The world's best amateur planetary photographers are recording details as small as 0.2 arcseconds with 14 - 16 inch telescopes.

But don't think this is easy. It is not. It is exceptionally difficult. Everything has to come together - great optics in a large scope, perfect technique, and outstanding seeing.

We probably won't be able to reach this level of resolution in an image with an unmodified DSLR camera because of the low-pass filter in front of the sensor that camera manufacturers include to reduce the effects of moiré in normal daytime images and because of the Bayer array. However, I have recorded detail smaller than 1 arcsecond on Jupiter's moon Europa on a night of good, but not exceptional, seeing with my C11 and Canon 550D.


Planetary Resolution Challenges

Everyone likes a challenge, it gives them a sense of accomplishment if they can master it, and it can be fun just trying. This human proclivity probably stretches back to mankind's earliest days when competition was an essential part of survival of the fittest. Today it is easily seen in bars and pubs where boasts are made by drunken astrophotographers that "mine is bigger than yours", undoubtedly talking about the apertures of their telescopes.

The Holy Grail of planetary photographers is Encke's Division at the outer edge of Saturn's A ring, which subtends a mere 0.0526 arcseconds.

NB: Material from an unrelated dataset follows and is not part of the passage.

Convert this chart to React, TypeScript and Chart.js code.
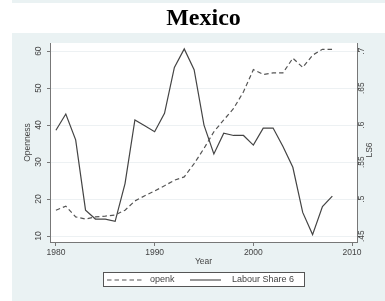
import React, { useEffect, useRef } from "react";
import { Chart, registerables } from "chart.js";

Chart.register(...registerables);

const years = [1980, 1981, 1982, 1983, 1984, 1985, 1986, 1987, 1988, 1989, 1990, 1991, 1992, 1993, 1994, 1995, 1996, 1997, 1998, 1999, 2000, 2001, 2002, 2003, 2004, 2005, 2006, 2007, 2008];
const openk = [17.0, 18.1, 15.2, 14.6, 15.2, 15.4, 15.7, 17.0, 19.5, 20.9, 22.2, 23.6, 25.1, 26.0, 29.6, 33.7, 38.2, 41.4, 44.5, 49.0, 55.0, 53.7, 54.1, 54.1, 58.1, 55.6, 58.9, 60.5, 60.5];
const labourShare6 = [0.593, 0.615, 0.58, 0.485, 0.473, 0.473, 0.47, 0.521, 0.607, 0.599, 0.591, 0.616, 0.678, 0.703, 0.675, 0.6, 0.561, 0.589, 0.586, 0.586, 0.573, 0.596, 0.596, 0.571, 0.543, 0.482, 0.452, 0.49, 0.504];
const xTicks = [1980, 1990, 2000, 2010];
const leftTicks = [10, 20, 30, 40, 50, 60];
const rightTicks = [0.45, 0.5, 0.55, 0.6, 0.65, 0.7];
const rightTickLabels = [".45", ".5", ".55", ".6", ".65", ".7"];
const seriesNames = ["openk", "Labour Share 6"];

const BG = "#eaf2f3";
const AXIS = "#777777";
const TXT = "#444444";
const SANS = '"Liberation Sans", Arial, sans-serif';

const bgPlugin = {
  id: "bgPlugin",
  beforeDraw(chart: any) {
    const { ctx, width, height, chartArea } = chart;
    ctx.save();
    ctx.fillStyle = "#ffffff";
    ctx.fillRect(0, 0, width, height);
    ctx.fillStyle = BG;
    ctx.fillRect(12, 0, width - 12, 3);
    ctx.fillRect(12, 33, width - 12, height - 33);
    ctx.fillStyle = "#ffffff";
    ctx.fillRect(chartArea.left, chartArea.top, chartArea.right - chartArea.left, chartArea.bottom - chartArea.top);
    ctx.restore();
  },
  afterDraw(chart: any) {
    const { ctx } = chart;
    ctx.save();
    // right axis title
    ctx.fillStyle = TXT;
    ctx.font = `8.5px ${SANS}`;
    ctx.translate(370, 150);
    ctx.rotate(-Math.PI / 2);
    ctx.textAlign = "center";
    ctx.textBaseline = "middle";
    ctx.fillText("LS6", 0, 0);
    ctx.restore();

    // legend
    ctx.save();
    ctx.fillStyle = "#ffffff";
    ctx.fillRect(103, 272, 202, 15);
    ctx.strokeStyle = "#555555";
    ctx.lineWidth = 1;
    ctx.strokeRect(103.5, 272.5, 201, 14);
    const ly = 280;
    ctx.strokeStyle = "#555555";
    ctx.lineWidth = 1.1;
    ctx.setLineDash([4.5, 3]);
    ctx.beginPath();
    ctx.moveTo(107, ly);
    ctx.lineTo(144, ly);
    ctx.stroke();
    ctx.setLineDash([]);
    ctx.strokeStyle = "#444444";
    ctx.beginPath();
    ctx.moveTo(190, ly);
    ctx.lineTo(221, ly);
    ctx.stroke();
    ctx.fillStyle = TXT;
    ctx.font = `9px ${SANS}`;
    ctx.textBaseline = "middle";
    ctx.textAlign = "left";
    ctx.fillText(seriesNames[0], 150, ly);
    ctx.fillText(seriesNames[1], 232, ly);
    ctx.restore();
  },
};

export default function App() {
  const ref = useRef<HTMLCanvasElement | null>(null);
  useEffect(() => {
    if (!ref.current) return;
    const chart = new Chart(ref.current, {
      type: "line",
      data: {
        datasets: [
          {
            label: seriesNames[0],
            data: years.map((y, i) => ({ x: y, y: openk[i] })),
            yAxisID: "y",
            borderColor: "#555555",
            borderWidth: 1.2,
            borderDash: [4.5, 3],
            pointRadius: 0,
            tension: 0,
          },
          {
            label: seriesNames[1],
            data: years.map((y, i) => ({ x: y, y: labourShare6[i] })),
            yAxisID: "y2",
            borderColor: "#444444",
            borderWidth: 1.2,
            pointRadius: 0,
            tension: 0,
          },
        ],
      },
      options: {
        animation: false,
        responsive: false,
        devicePixelRatio: 1,
        layout: { padding: { left: 23, right: 0, top: 0, bottom: 34 } },
        plugins: {
          legend: { display: false },
          tooltip: { enabled: false },
          title: {
            display: true,
            text: "Mexico",
            fullSize: false,
            color: "#000000",
            font: { family: '"Liberation Serif", "Times New Roman", serif', size: 24, weight: "bold" },
            padding: { top: 3.9, bottom: 10.3 },
          },
        },
        scales: {
          x: {
            type: "linear",
            min: 1979.4,
            max: 2010.5,
            afterBuildTicks: (s: any) => {
              s.ticks = xTicks.map((v) => ({ value: v }));
            },
            afterFit: (s: any) => {
              s.height = 25;
            },
            ticks: {
              color: TXT,
              font: { family: SANS, size: 8.5 },
              padding: 2,
              maxRotation: 0,
              callback: (v: any) => String(v),
            },
            grid: { drawOnChartArea: false, drawTicks: true, tickLength: 4, tickColor: AXIS },
            border: { display: true, color: AXIS, width: 1 },
            title: { display: true, text: "Year", color: TXT, font: { family: SANS, size: 8.5 }, padding: { top: 0, bottom: 0 } },
          },
          y: {
            type: "linear",
            position: "left",
            min: 8.4,
            max: 62.2,
            afterBuildTicks: (s: any) => {
              s.ticks = leftTicks.map((v) => ({ value: v }));
            },
            afterFit: (s: any) => {
              s.width = 27;
            },
            ticks: {
              color: TXT,
              font: { family: SANS, size: 8.5 },
              minRotation: 90,
              maxRotation: 90,
              crossAlign: "center",
              padding: 3.3,
              callback: (v: any) => String(v),
            },
            grid: { drawOnChartArea: true, color: "#edf1f3", drawTicks: true, tickLength: 3, tickColor: AXIS },
            border: { display: true, color: AXIS, width: 1 },
            title: { display: true, text: "Openness", color: TXT, font: { family: SANS, size: 8.5 }, padding: { top: 0, bottom: 0 } },
          },
          y2: {
            type: "linear",
            position: "right",
            min: 0.442,
            max: 0.711,
            afterBuildTicks: (s: any) => {
              s.ticks = rightTicks.map((v) => ({ value: v }));
            },
            afterFit: (s: any) => {
              s.width = 28;
            },
            ticks: {
              color: TXT,
              font: { family: SANS, size: 8.5 },
              minRotation: 90,
              maxRotation: 90,
              crossAlign: "center",
              padding: -4.4,
              callback: (v: any) => {
                const i = rightTicks.findIndex((t) => Math.abs(t - v) < 1e-6);
                return i >= 0 ? rightTickLabels[i] : "";
              },
            },
            grid: { drawOnChartArea: false, drawTicks: true, tickLength: 3, tickColor: AXIS },
            border: { display: true, color: AXIS, width: 1 },
          },
        },
      },
      plugins: [bgPlugin],
    } as any);
    return () => chart.destroy();
  }, []);
  return (
    <div style={{ position: "absolute", left: 0, top: 0, width: 385, height: 301 }}>
      <canvas ref={ref} width={385} height={301} style={{ width: 385, height: 301, display: "block" }} />
    </div>
  );
}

No amateur telescope can really resolve this feature, but it can be detected and recorded in an image under seeing conditions with a large telescope with great optics.

Other high-resolution planetary imaging challenges:


Resolution - The Bottom Line

Although many factors are involved, the ultimate resolution - the recording of fine details - that we can achieve in an image is determined primarily by the aperture of our telescope, and the quality of the seeing.

Larger telescopes will resolve finer details if the seeing allows.